The companies will use the money to jointly develop new systems, including wave fields over the Western Australian Shelf and nearby waters.
The money was secured through the Industry Technology Facilitator (ITF), which will fund the research for two years and will be carried out by the Australia Bureau of Meteorology (BOM).
It builds on the bureau's research in tropical cyclones, but will focus on the enhanced prediction of the impact of global weather systems, and low pressure systems which are likely to develop into cyclones.
The results expected to enhance cyclone response planning and public weather forecasting services for the community. It would extend the number of days in advance BOM can accurately track the path of a cyclone.

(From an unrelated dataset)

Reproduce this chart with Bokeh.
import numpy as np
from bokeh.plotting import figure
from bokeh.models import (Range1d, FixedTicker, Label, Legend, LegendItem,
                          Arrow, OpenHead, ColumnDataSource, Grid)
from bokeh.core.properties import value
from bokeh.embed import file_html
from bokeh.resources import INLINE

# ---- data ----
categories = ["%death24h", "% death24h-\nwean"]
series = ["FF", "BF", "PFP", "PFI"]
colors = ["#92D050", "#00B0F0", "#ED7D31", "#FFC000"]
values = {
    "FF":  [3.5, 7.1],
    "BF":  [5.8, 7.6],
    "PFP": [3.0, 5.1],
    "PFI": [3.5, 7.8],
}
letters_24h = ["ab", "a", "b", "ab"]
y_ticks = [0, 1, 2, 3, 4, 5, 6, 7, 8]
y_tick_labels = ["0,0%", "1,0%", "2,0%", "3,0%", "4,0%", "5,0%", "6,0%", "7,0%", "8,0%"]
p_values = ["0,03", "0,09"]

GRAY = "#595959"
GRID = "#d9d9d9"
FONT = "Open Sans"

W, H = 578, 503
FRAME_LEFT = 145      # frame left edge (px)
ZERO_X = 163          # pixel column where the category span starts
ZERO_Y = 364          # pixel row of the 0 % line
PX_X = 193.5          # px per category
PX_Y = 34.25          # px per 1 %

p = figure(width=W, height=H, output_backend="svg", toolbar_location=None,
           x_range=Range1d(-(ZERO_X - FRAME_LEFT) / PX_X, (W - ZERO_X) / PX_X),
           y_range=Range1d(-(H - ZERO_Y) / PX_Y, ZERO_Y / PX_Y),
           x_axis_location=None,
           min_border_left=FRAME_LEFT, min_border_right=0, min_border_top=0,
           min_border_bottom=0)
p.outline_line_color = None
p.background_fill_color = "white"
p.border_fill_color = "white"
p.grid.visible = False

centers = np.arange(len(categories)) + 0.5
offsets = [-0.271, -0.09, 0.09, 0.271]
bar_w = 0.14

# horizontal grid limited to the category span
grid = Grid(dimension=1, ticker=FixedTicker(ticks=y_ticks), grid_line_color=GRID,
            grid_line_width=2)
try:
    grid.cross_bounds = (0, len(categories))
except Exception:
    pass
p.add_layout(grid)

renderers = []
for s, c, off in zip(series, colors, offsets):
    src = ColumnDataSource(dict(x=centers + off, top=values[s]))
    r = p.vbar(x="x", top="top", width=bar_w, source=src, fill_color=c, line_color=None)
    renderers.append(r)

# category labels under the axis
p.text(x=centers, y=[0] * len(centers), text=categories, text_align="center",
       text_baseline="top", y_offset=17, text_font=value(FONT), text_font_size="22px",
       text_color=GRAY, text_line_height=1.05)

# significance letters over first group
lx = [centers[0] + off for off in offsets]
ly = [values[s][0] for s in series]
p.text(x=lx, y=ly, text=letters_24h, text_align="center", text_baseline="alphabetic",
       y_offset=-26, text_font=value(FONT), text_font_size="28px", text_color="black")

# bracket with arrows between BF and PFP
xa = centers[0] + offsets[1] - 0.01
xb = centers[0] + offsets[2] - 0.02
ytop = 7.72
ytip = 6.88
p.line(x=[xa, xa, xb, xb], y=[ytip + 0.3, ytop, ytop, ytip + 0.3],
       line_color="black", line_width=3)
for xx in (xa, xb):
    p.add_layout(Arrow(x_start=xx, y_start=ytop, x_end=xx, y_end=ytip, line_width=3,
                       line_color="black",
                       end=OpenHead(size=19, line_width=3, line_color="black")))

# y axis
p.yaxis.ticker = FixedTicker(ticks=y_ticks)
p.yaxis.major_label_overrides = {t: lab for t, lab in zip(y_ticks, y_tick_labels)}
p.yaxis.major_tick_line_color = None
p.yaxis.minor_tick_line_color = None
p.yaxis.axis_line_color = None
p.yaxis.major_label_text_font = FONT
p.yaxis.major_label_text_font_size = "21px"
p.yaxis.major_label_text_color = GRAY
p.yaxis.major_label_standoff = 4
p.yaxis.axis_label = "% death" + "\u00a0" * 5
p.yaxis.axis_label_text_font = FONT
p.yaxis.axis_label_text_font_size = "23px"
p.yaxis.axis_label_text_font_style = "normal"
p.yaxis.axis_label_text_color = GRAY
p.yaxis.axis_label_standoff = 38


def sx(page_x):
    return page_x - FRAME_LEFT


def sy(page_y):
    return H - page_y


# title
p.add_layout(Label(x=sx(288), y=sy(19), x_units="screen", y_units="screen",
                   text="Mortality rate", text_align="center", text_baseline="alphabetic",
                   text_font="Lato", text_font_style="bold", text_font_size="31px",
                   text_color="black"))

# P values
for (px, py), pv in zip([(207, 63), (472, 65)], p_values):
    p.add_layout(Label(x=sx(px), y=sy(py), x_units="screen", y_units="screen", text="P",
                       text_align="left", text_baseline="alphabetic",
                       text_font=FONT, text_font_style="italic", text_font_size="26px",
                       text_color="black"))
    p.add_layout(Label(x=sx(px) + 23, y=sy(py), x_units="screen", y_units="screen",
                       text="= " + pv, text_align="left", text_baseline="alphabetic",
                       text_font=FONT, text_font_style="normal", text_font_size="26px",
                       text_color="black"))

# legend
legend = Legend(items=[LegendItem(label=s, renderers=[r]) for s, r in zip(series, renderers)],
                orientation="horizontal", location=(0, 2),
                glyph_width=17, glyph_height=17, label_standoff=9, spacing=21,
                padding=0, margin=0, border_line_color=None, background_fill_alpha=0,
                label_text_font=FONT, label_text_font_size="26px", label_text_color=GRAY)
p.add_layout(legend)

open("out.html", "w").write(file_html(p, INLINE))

ITF regional manager Peter Brazier said: "Operational planning and risk mitigation by the offshore industry requires high-quality weather and wave guidance and the ability to determine multiple scenarios to manage risk.

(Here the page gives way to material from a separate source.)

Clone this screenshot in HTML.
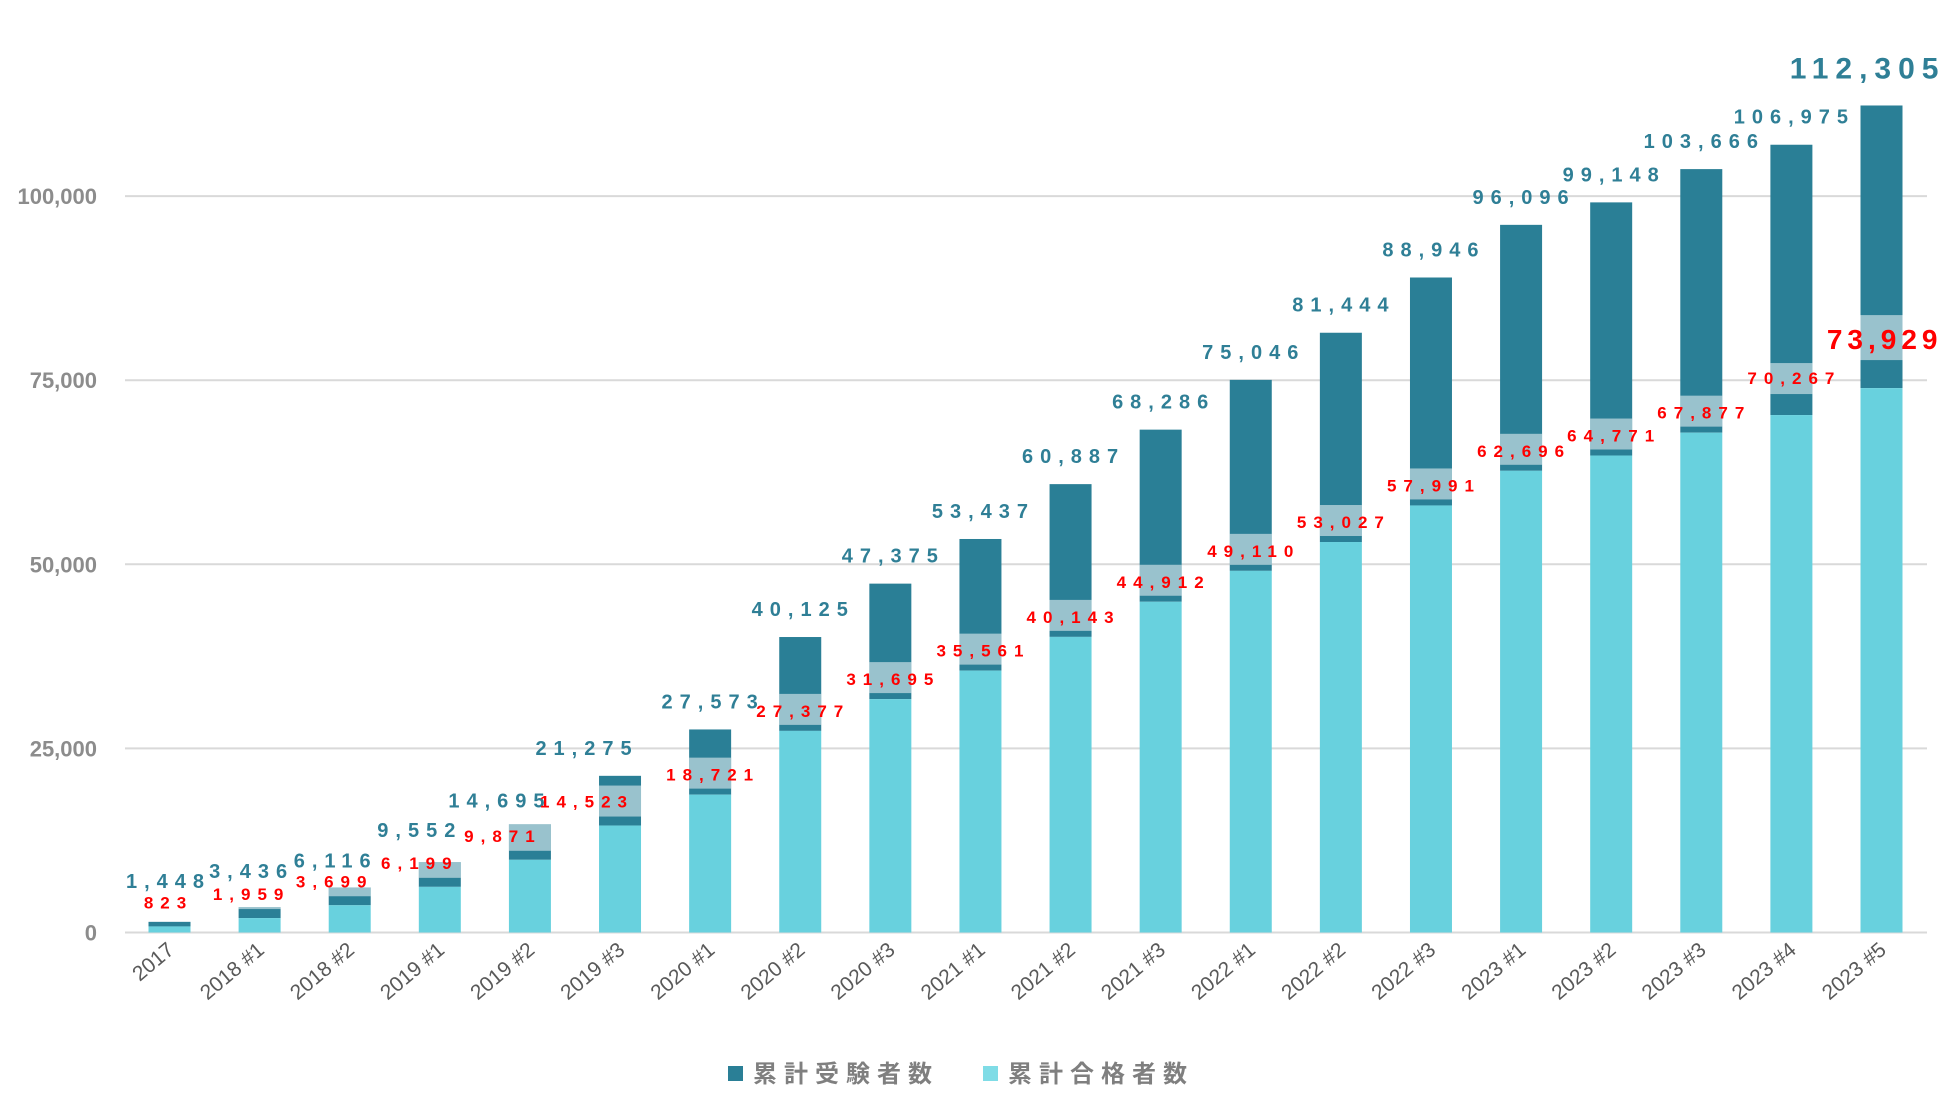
<!DOCTYPE html>
<html><head><meta charset="utf-8"><style>
html,body{margin:0;padding:0;background:#fff}
svg{display:block}
text{font-family:"Liberation Sans","Noto Sans CJK JP",sans-serif}
</style></head><body>
<svg id="chart" width="1950" height="1097" viewBox="0 0 1950 1097" xmlns="http://www.w3.org/2000/svg"></svg>
<script>
const categories=["2017","2018 #1","2018 #2","2019 #1","2019 #2","2019 #3","2020 #1","2020 #2","2020 #3","2021 #1","2021 #2","2021 #3","2022 #1","2022 #2","2022 #3","2023 #1","2023 #2","2023 #3","2023 #4","2023 #5"];
const totalExaminees=[1448,3436,6116,9552,14695,21275,27573,40125,47375,53437,60887,68286,75046,81444,88946,96096,99148,103666,106975,112305];
const totalPassed=[823,1959,3699,6199,9871,14523,18721,27377,31695,35561,40143,44912,49110,53027,57991,62696,64771,67877,70267,73929];
const yTicks=[0,25000,50000,75000,100000];

const NS="http://www.w3.org/2000/svg";
const svg=document.getElementById('chart');
function mk(tag,attrs,parent){const e=document.createElementNS(NS,tag);for(const k in attrs)e.setAttribute(k,attrs[k]);(parent||svg).appendChild(e);return e;}
const y0=932.5, pxPer=184.1/25000;
const yS=v=>y0-v*pxPer;
const x0=169.5, step=(1881.5-169.5)/19, bw=42;
const xS=i=>x0+i*step;
const fmt=v=>v.toLocaleString('en-US');
// label layout tweaks (style, not data)
const labelShiftX=[-4,-11,-17,-23,-33,-36];
const blueLift=[34,29,20,25,17,21];
const redShiftX=[-4,-11,-18,-23,-30,-36];

yTicks.forEach(t=>{
  const l=mk('line',{x1:125,x2:1927,y1:yS(t),y2:yS(t),stroke:'#d9d9d9','stroke-width':2});
  
  
  const tx=mk('text',{x:97,y:yS(t)+8,'text-anchor':'end','font-size':22,'font-weight':'bold',fill:'#8c8c8c'});
  tx.textContent=fmt(t);
  
  
});

categories.forEach((c,i)=>{
  const cx=xS(i), last=i===categories.length-1;
  const tY=yS(totalExaminees[i]), pY=yS(totalPassed[i]);
  const d=mk('rect',{x:cx-bw/2,y:tY,width:bw,height:pY-tY,fill:'#2a7f96'});
  
  
  const p=mk('rect',{x:cx-bw/2,y:pY,width:bw,height:y0-pY,fill:'#68d1de'});
  
  
  let gap, base, bh;
  if(last){gap=28;base=39;bh=45;}
  else if(i===18){gap=21;base=31;bh=31;}
  else if(i<6){gap=9;base=18;bh=31;}
  else {gap=6;base=14;bh=31;}
  const bb=pY-gap;
  const top=Math.max(bb-bh,tY);
  if(bb>top){
    const r=mk('rect',{x:cx-bw/2,y:top,width:bw,height:bb-top,fill:'#ffffff','fill-opacity':0.52});
    
    
  }
  let rl;
  if(last){
    rl=mk('text',{x:cx+61,y:pY-base,'text-anchor':'end','font-size':28,'font-weight':'bold',fill:'#ff0000','letter-spacing':5});
  } else {
    const rx=cx+(i<6?redShiftX[i]:0)+3;
    rl=mk('text',{x:rx,y:pY-base,'text-anchor':'middle','font-size':17,'font-weight':'bold',fill:'#ff0000','letter-spacing':7});
  }
  rl.textContent=fmt(totalPassed[i]);
  
  
  let bl;
  if(last){
    bl=mk('text',{x:cx+64,y:tY-27,'text-anchor':'end','font-size':30,'font-weight':'bold',fill:'#2f7f96','letter-spacing':7});
  } else {
    const bx=cx+(i<6?labelShiftX[i]:0)+3;
    const lift=i<6?blueLift[i]:21;
    bl=mk('text',{x:bx,y:tY-lift,'text-anchor':'middle','font-size':20,'font-weight':'bold',fill:'#2f7f96','letter-spacing':7});
  }
  bl.textContent=fmt(totalExaminees[i]);
  
  
  const xl=mk('text',{x:0,y:0,'text-anchor':'end','font-size':21,fill:'#595959',transform:`translate(${cx+6},${952}) rotate(-40)`});
  xl.textContent=c;
  
  
});

const legend=[["累計受験者数","#2a7f96",728],["累計合格者数","#7fdce6",983]];
legend.forEach(([t,col,x])=>{
  const g=mk('g',{});
  
  
  mk('rect',{x:x,y:1066,width:15,height:15,fill:col},g);
  const tx=mk('text',{x:x+25,y:1082,'font-size':24,'font-weight':'bold',fill:'#7f7f7f','letter-spacing':7},g);
  tx.textContent=t;
});
</script>
</body></html>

"Being able to predict tropical cyclone formation and development earlier and more accurately reduces risk, improves decision making and could also reduce costs by decreasing operational down-time and unnecessary interruptions to construction operations."
Accuracy in cyclone forecasts requires access to high volumes of real-time data and weather observations, supercomputing capacity to analyse the data and run higher resolution forecasting models, and new research to improve these models.
BOM research head, Dr Peter May said there would be tangible benefits for the oil and gas industry, with the research outcomes being built into ongoing improvements in public weather forecasting.
"Greater accuracy in cyclone forecasting will ultimately enable operators to calculate risk more effectively and improve operational decisions," he said.